ESB can appeal judgment over access to private lands

Case centres on how electricity supplier serves notice to carry out statutory functions

Last July, the Court of Appeal upheld an appeal by Killross Properties Ltd over the legality of the ESB’s wayleave notice authorising temporary entry onto the company’s lands in Co Kildare.  Photograph: Eric Luke

Last July, the Court of Appeal upheld an appeal by Killross Properties Ltd over the legality of the ESB’s wayleave notice authorising temporary entry onto the company’s lands in Co Kildare. Photograph: Eric Luke

 

The Supreme Court has agreed to hear an appeal with potentially important implications for how the ESB and other statutory bodies carry out their functions.
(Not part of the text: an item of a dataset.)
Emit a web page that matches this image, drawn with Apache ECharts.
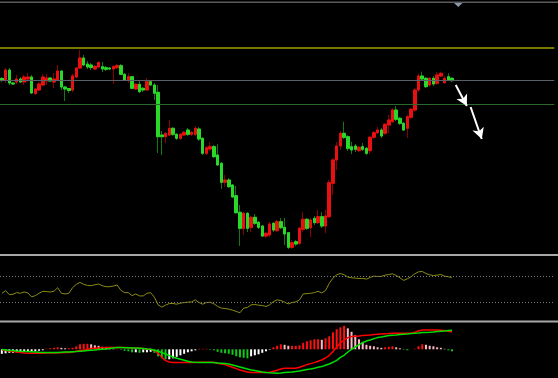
<!DOCTYPE html>
<html>
<head>
<meta charset="utf-8">
<script src="https://cdn.jsdelivr.net/npm/echarts@6/dist/echarts.min.js"></script>
<style>
html, body { margin: 0; padding: 0; background: #000; }
#chart { width: 558px; height: 378px; }
</style>
</head>
<body>
<div id="chart"></div>
<script>
// bars shown on screen, plus empty space on the right
const barCount = 149

const opens = [1221.5, 1220, 1230, 1217, 1218, 1221, 1218, 1221, 1223, 1206.5, 1210, 1215, 1219, 1222, 1218, 1219.5, 1229, 1213, 1211.5, 1210,
    1223, 1232, 1242, 1236, 1235, 1231, 1233, 1233.3, 1232.3, 1232, 1231, 1232.3, 1234.3, 1225.7, 1220, 1223.3, 1211, 1215.7, 1211.7, 1210,
    1218.3, 1215, 1207.7, 1165, 1163.3, 1165, 1171.7, 1165.7, 1161.7, 1165, 1170, 1165.7, 1165.7, 1171, 1161.7, 1146.7, 1151, 1153.3, 1145, 1136.7,
    1117.7, 1120, 1115, 1104.3, 1087.7, 1071.7, 1086.7, 1072.7, 1082.7, 1077.7, 1074, 1064, 1065, 1076.7, 1069.3, 1078.3, 1072.7, 1067.3, 1052.7, 1058.3,
    1056.7, 1070.7, 1080.7, 1072.3, 1081.7, 1077.3, 1083.3, 1074, 1083.3, 1116.7, 1140, 1154, 1166.7, 1163.3, 1153.3, 1154, 1149.3, 1153.3, 1151.7, 1149.3,
    1162.7, 1167.3, 1170, 1166.7, 1175, 1178.3, 1190, 1181.7, 1176.7, 1171.7, 1182.7, 1190, 1210, 1224, 1221.7, 1215, 1221.7, 1216.7, 1224, 1217.3,
    1223.3, 1221.7]
const closes = [1219.5, 1230, 1217, 1216, 1221, 1218, 1223, 1223, 1207, 1211, 1216, 1223, 1222, 1219, 1221, 1229, 1213, 1211, 1209.5, 1224,
    1232, 1242, 1235, 1233, 1232.5, 1233.5, 1237.5, 1231, 1230.7, 1231, 1233.3, 1234.3, 1225.7, 1220, 1223.3, 1211.7, 1215.7, 1208.3, 1210, 1218.3,
    1215, 1206.7, 1163.3, 1163.3, 1166.7, 1171.7, 1165.7, 1161.7, 1165.7, 1167.7, 1165.7, 1167.7, 1171.7, 1161, 1146.7, 1152.3, 1153.3, 1143.3, 1135, 1117.7,
    1120, 1113.3, 1103, 1087.3, 1071.7, 1086.7, 1071.7, 1082.7, 1076.7, 1072.7, 1064, 1066.7, 1076, 1070, 1078.3, 1072.3, 1066, 1052.7, 1057.3, 1056,
    1071.7, 1080.7, 1071.7, 1080, 1077.3, 1083.3, 1074, 1084, 1117.3, 1140, 1154, 1166.7, 1162.7, 1151.7, 1150, 1150.7, 1152.7, 1150.7, 1146.7, 1162.7,
    1167.3, 1170, 1164, 1175.7, 1180, 1190, 1180.7, 1176.7, 1170, 1183.3, 1190.7, 1210, 1224, 1221, 1213.3, 1221.7, 1216, 1225, 1226.7, 1221.7,
    1220, 1219.3]
const lows = [1218, 1217, 1215, 1215, 1216, 1217, 1215, 1218, 1206, 1205, 1209, 1214, 1215, 1218, 1212, 1219, 1210, 1199, 1207, 1208,
    1222, 1231, 1234, 1231, 1230, 1230, 1232, 1228, 1229, 1230, 1216, 1231, 1225, 1219, 1217, 1211, 1210, 1207, 1208, 1209,
    1214, 1200, 1147, 1145, 1156.7, 1164, 1164, 1160, 1160, 1164, 1164, 1164, 1164, 1159, 1145, 1145, 1149, 1142, 1134, 1111,
    1113, 1112, 1102, 1086, 1054, 1065, 1068, 1068, 1075, 1071, 1063, 1062, 1063, 1068, 1068, 1071, 1055, 1051, 1051, 1054,
    1055, 1068, 1070, 1063, 1075, 1076, 1072, 1066.7, 1082, 1105, 1130, 1150, 1161, 1149, 1146, 1148, 1148, 1149, 1145, 1146,
    1161, 1166, 1162, 1165, 1167, 1177, 1179, 1175, 1169, 1162, 1181, 1188, 1208, 1219, 1212, 1213, 1214, 1215, 1223, 1216,
    1219, 1218]
const highs = [1223, 1232, 1232, 1218, 1225, 1223, 1225, 1227, 1225, 1212, 1218, 1226, 1226, 1223, 1227, 1235, 1230, 1214, 1212, 1226,
    1233, 1250, 1245, 1239, 1237, 1235, 1239, 1238, 1234, 1233, 1235, 1236, 1236, 1227, 1227, 1224, 1217, 1220, 1213, 1222,
    1219, 1217, 1215, 1169, 1168, 1180, 1173, 1167, 1167, 1169, 1172, 1169, 1174.3, 1173, 1163, 1154, 1158, 1155, 1155.7, 1138,
    1125, 1122, 1116, 1114, 1095, 1088, 1088, 1084, 1086, 1079, 1075, 1068, 1078, 1078, 1080, 1082, 1082, 1068, 1060, 1060,
    1073, 1088, 1082, 1082, 1084, 1090, 1088, 1090, 1120, 1142, 1158, 1169, 1178.3, 1165, 1158.3, 1156, 1154, 1157, 1153, 1164,
    1169, 1173, 1172, 1177, 1185, 1192, 1194, 1183, 1178, 1185, 1192, 1212, 1226.7, 1228.3, 1223, 1223, 1224, 1228, 1228.3, 1224,
    1226.7, 1223]

// price levels drawn as horizontal lines: resistance, pivot, support
const levels = [1252.5, 1219.5, 1195.5]
const levelColors = ['#a2a200', '#5a6068', '#2c6a2c']

// hand-drawn arrows: [bar, price] from -> to
const arrowFrom = [[122.3, 1215], [125.9, 1193]]
const arrowTo = [[125.3, 1194], [128.6, 1161]]

const rsi = [43.5, 47.5, 41.5, 42, 44.5, 43.5, 45.5, 44, 38, 40, 43.5, 46.5, 46, 45.5, 46.5, 52, 43.5, 42.5, 43.5, 52,
    57, 60, 57, 55.5, 55, 56.5, 57.5, 55, 53.5, 53.5, 54.5, 56, 48, 44.5, 44.5, 40, 42.5, 39.5, 39.5, 43.5,
    44.5, 37.5, 26, 22.5, 25.5, 28, 28, 27, 28.5, 29.5, 30, 30.5, 33.5, 29.5, 27, 29.5, 30, 27.5, 23.5, 21,
    20.5, 19.5, 18, 16, 14, 21, 22, 26, 26.5, 25.5, 25, 23.5, 26, 31, 33.5, 32.5, 30, 27.5, 29.5, 30.5,
    33.5, 42.5, 43, 43.5, 44.5, 46.5, 44, 47.5, 58.5, 66.5, 71.5, 73.5, 71.5, 68, 67, 66.5, 66, 66, 65, 67.5,
    69.5, 69, 69, 71, 72, 73, 70.5, 67, 63, 65.5, 68.5, 73, 76, 76.5, 73.5, 71.5, 70.5, 71, 72, 69.5,
    68.5, 67.5]
const rsiLevels = [70, 30]

const hist = [-4.5, -4, -3.5, -3.5, -3, -3, -2.5, -2.5, -2, -2, -1.5, -1,
    0.5, 1, 1.5, 2, 1.5, 1, 1, 1.5,
    3, 5, 5.5, 5.5, 5, 4, 3.5, 2.5, 2, 1, 0.5, 0.5,
    -0.5, -1.5, -2, -3, -3, -3.5, -3, -3, -2.5,
    -3.5, -7, -9, -10, -10, -9, -7.5, -6, -4.5, -3, -2, -1,
    0.5, 0.5, 0.5,
    -0.5, -1, -2.5, -3.5, -4, -4.5, -5.5, -7, -8, -8.5, -9, -7, -6, -5, -3.5, -2, -0.5,
    2, 3.5, 5, 4.5, 3.5, 3.5, 3.5, 4,
    6.5, 8, 9, 10, 10, 9.5, 11, 13, 17, 20, 22, 23.5,
    21, 17.5, 14, 10, 7.5, 4.5, 3.5, 3, 2, 1.5, 2, 2.5, 3, 2, 1, -0.5, -1, 0, 0.5, 3, 5, 4.5, 3.5, 3, 2, 1.5, 0.5, -1, -2]
const macdFast = [-0.7, -1.3, -1.7, -2.3, -2.7, -3.3, -3.7,
    -4, -4, -4, -4, -4,
    -3.8, -3.7, -3.7, -3.5, -3.5, -3.3, -3.2,
    -2.7, -2, -1.3, -0.7, 0, 0.7, 1, 1.3, 1.5,
    1.7, 1.7, 1.7, 1.7, 1.7, 1.7,
    1.5, 1.3, 1.2, 1, 0.7, 0.3, 0,
    -1.3, -4, -8, -11.3, -12.7,
    -13.3, -13.3, -13.3, -13.3, -13.3, -13.3, -13.3,
    -13, -13, -13, -13,
    -13.3, -14, -14.7, -15.3, -16.7, -18, -19.3, -20.7, -21.7, -22.7,
    -23.3, -23.3, -23.3, -23.3, -23.3,
    -23, -22, -21, -19.7,
    -19, -19, -19, -19,
    -18, -16.7, -15.3, -14.3, -13.3, -12, -10.7, -8.7, -6, -2.3, 2, 6.3, 9.3, 11.7,
    12.7, 13, 13.3, 13.7, 14, 14.3, 14.7, 15, 15.3, 15.5, 15.7,
    16, 16, 16, 16, 16, 16,
    17, 18.3,
    19.3, 19.3, 19.3, 19.3, 19.3,
    19, 18.7, 18, 17.3]
const macdSlow = [-0.2, -0.7, -1.2, -1.3, -1.7, -2, -2.2, -2.3, -2.5, -2.7, -3, -3.2,
    -3.3, -3.3, -3.3,
    -3.2, -3, -2.8, -2.7, -2.5, -2.3, -2, -1.7, -1.3, -1, -0.7, -0.3, 0,
    0.3, 0.8, 1.3, 1.7,
    1.7, 1.5, 1.5, 1.3, 1.2, 1, 0.7, 0.3, 0,
    -1, -2, -3.3, -4.7, -6.3, -7.7, -9, -10, -11, -12, -12.7, -13, -13.2,
    -13.3, -13.3, -13.3, -13.3,
    -13.7, -14, -14.3, -14.7, -15.7, -16.7, -17.7, -18.7, -19.7, -20.7, -21.3, -22, -22.7, -23.2, -23.5, -23.7, -24,
    -23.8, -23.3, -23, -22.7, -22.3, -21.7, -21, -20.3, -19.7, -19, -18, -17.3, -16, -14.7, -13, -11, -8, -6, -2.7,
    0, 2.3, 4.7, 6.7, 8.3, 9.3, 10.7, 11.7, 12.3, 13, 13.7, 14, 14.3, 14.7, 15, 15.3, 15.8, 16, 16.3, 16.7, 16.8, 17, 17.3, 17.7, 18, 18.3, 18.7, 19]

let cats = []
for (let i = 0; i < barCount; i++) cats.push(String(i + 1))

let candles = []
let bodies = []
opens.forEach((o, i) => {
    let c = closes[i]
    candles.push([o, c, lows[i], highs[i]])
    bodies.push([o, c, Math.min(o, c), Math.max(o, c)])
})

function histColor(p) {
    let i = p.dataIndex
    let v = hist[i]
    let prev = i > 0 ? hist[i - 1] : v
    if (v >= 0) return v >= prev ? '#ff1010' : '#ffb8c4'
    return v < prev ? '#10c818' : '#ffffff'
}

let hidden = { show: false }
function xAx(idx) {
    return { type: 'category', gridIndex: idx, data: cats, boundaryGap: true, axisLine: hidden, axisTick: hidden, axisLabel: hidden, splitLine: hidden }
}
function yAx(idx, min, max) {
    return { type: 'value', gridIndex: idx, min: min, max: max, axisLine: hidden, axisTick: hidden, axisLabel: hidden, splitLine: hidden }
}

let option = {
    backgroundColor: '#000',
    animation: false,
    grid: [
        { left: 0, width: 554.3, top: 6, height: 247 },
        { left: 0, width: 554.3, top: 256, height: 66 },
        { left: 0, width: 554.3, top: 323, height: 55 }
    ],
    xAxis: [xAx(0), xAx(1), xAx(2)],
    yAxis: [yAx(0, 1047, 1294), yAx(1, 0, 100), yAx(2, -28.7, 26.3)],
    graphic: [
        { type: 'rect', shape: { x: 0, y: 1.5, width: 558, height: 1.5 }, style: { fill: '#5c5c5c' } },
        { type: 'polygon', shape: { points: [[454, 3], [462.5, 3], [458.3, 7]] }, style: { fill: '#8a96a8' } },
        { type: 'rect', shape: { x: 0, y: 254, width: 558, height: 2 }, style: { fill: '#a8a8a8' } },
        { type: 'rect', shape: { x: 0, y: 320.5, width: 558, height: 2 }, style: { fill: '#a8a8a8' } }
    ],
    series: [
        {
            name: 'wick',
            type: 'candlestick',
            data: candles,
            barWidth: 3,
            itemStyle: {
                color: '#8a0000',
                color0: '#0f7a0f',
                borderColor: '#8a0000',
                borderColor0: '#0f7a0f',
                borderWidth: 1
            },
            markLine: {
                silent: true,
                symbol: 'none',
                label: hidden,
                data: levels.map((v, i) => ({
                    yAxis: v,
                    lineStyle: { color: levelColors[i], width: i === 0 ? 1.5 : 1, type: 'solid', opacity: 1 },
                    emphasis: { disabled: true }
                }))
            }
        },
        {
            name: 'body',
            type: 'candlestick',
            data: bodies,
            barWidth: 3,
            itemStyle: {
                color: '#e81010',
                color0: '#2ad82a',
                borderColor: '#e81010',
                borderColor0: '#2ad82a',
                borderWidth: 1
            },
            markLine: {
                silent: true,
                symbol: ['none', 'arrow'],
                symbolSize: [9, 11],
                label: hidden,
                lineStyle: { color: '#ffffff', width: 2, type: 'solid' },
                data: arrowFrom.map((a, i) => [{ coord: a }, { coord: arrowTo[i] }])
            }
        },
        {
            name: 'RSI',
            type: 'line',
            xAxisIndex: 1,
            yAxisIndex: 1,
            data: rsi,
            showSymbol: false,
            lineStyle: { color: '#8c8c12', width: 1 },
            markLine: {
                silent: true,
                symbol: 'none',
                label: hidden,
                lineStyle: { color: '#7c7c7c', width: 1, type: [1, 2] },
                data: rsiLevels.map(v => ({ yAxis: v }))
            }
        },
        {
            name: 'hist',
            type: 'bar',
            xAxisIndex: 2,
            yAxisIndex: 2,
            data: hist,
            barWidth: 2,
            itemStyle: { color: histColor }
        },
        {
            name: 'fast',
            type: 'line',
            xAxisIndex: 2,
            yAxisIndex: 2,
            data: macdFast,
            showSymbol: false,
            lineStyle: { color: '#ff0000', width: 1.5 }
        },
        {
            name: 'slow',
            type: 'line',
            xAxisIndex: 2,
            yAxisIndex: 2,
            data: macdSlow,
            showSymbol: false,
            lineStyle: { color: '#00e000', width: 1.5 }
        }
    ]
}

var myChart = echarts.init(document.getElementById('chart'))
myChart.setOption(option)
window.addEventListener('resize', function() {
    myChart.resize()
})
</script>
</body>
</html>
In a published determination, the court said the ESB can bring an appeal to the Supreme Court against a Court of Appeal judgment which found the procedure under which the ESB served a notice to enter private lands to do work on electrical lines was unlawful.

In their determination, the Chief Justice, Ms Justice Susan Denham, Mr Justice Frank Clarke and Mr Justice John MacMenamin said the appeal raised issues of general public importance affecting the ESB’s exercise of its statutory functions and with potential implications for how other statutory bodies exercise their functions.

The principal issue is whether Section 9 of the Electricity (Supply) Act 1927, or the Act as a whole, permits the chief executive of the ESB to be authorised by its board to carry out statutory functions, the court said. There was an additional issue whether that principal issue was properly before the court in the first place, it added.

Wayleave notice

Last July, the Court of Appeal upheld an appeal by Killross Properties Ltd over the legality of the ESB’s wayleave notice authorising temporary entry onto the company’s lands in Co Kildare as part of planned upgrading works to electricity lines.

The court held the procedure used by the ESB for serving wayleave notices under Section 53 of the Electricity Supply Act 1927 involved an unlawful delegation of the board’s powers under Section 9 of the Act.

The board was entitled to delegate the power to issue wayleave notices to its chief executive but not entitled to “sub-delegate” to the chief executive power to authorise such other persons as he deemed appropriate to issue wayleave notices, the court held. Any such persons had to be directly authorised by the board, it ruled.

The wayleave notice served by the ESB on June 28th, 2013, on Killross was signed by Eoin Waldron, described as an authorised officer of the board. Mr Waldron was not authorised by the board but rather authorised by the chief executive, which was done outside the provisions of Section 9, the appeal court found.

Temporary diversion

On that ground, it allowed the appeal by Killross, with registered offices at Celbridge, Co Kildare, over a wayleave notice permitting the ESB and Eirgrid enter onto the firm’s lands at Collinstown, Co Kildare, to erect a temporary diversion to the Dunfirth-Kinnegad-Rinawade 110kv electricity line as part of line upgrading works.

Killross bought the lands in 2007 and they were re-zoned in 2010 for use as a town centre development. It claimed it bought the lands with the benefit of existing representations from the ESB it would divert electricity lines to facilitate the town centre development then being contemplated, or else pay compensation.

The ESB denied any such representation and that dispute was not an issue before the Court of Appeal.

Following High Court orders, the ESB entered onto the lands in March 2015 to erect the temporary line and completed the works, and removed the temporary line, by August 2015.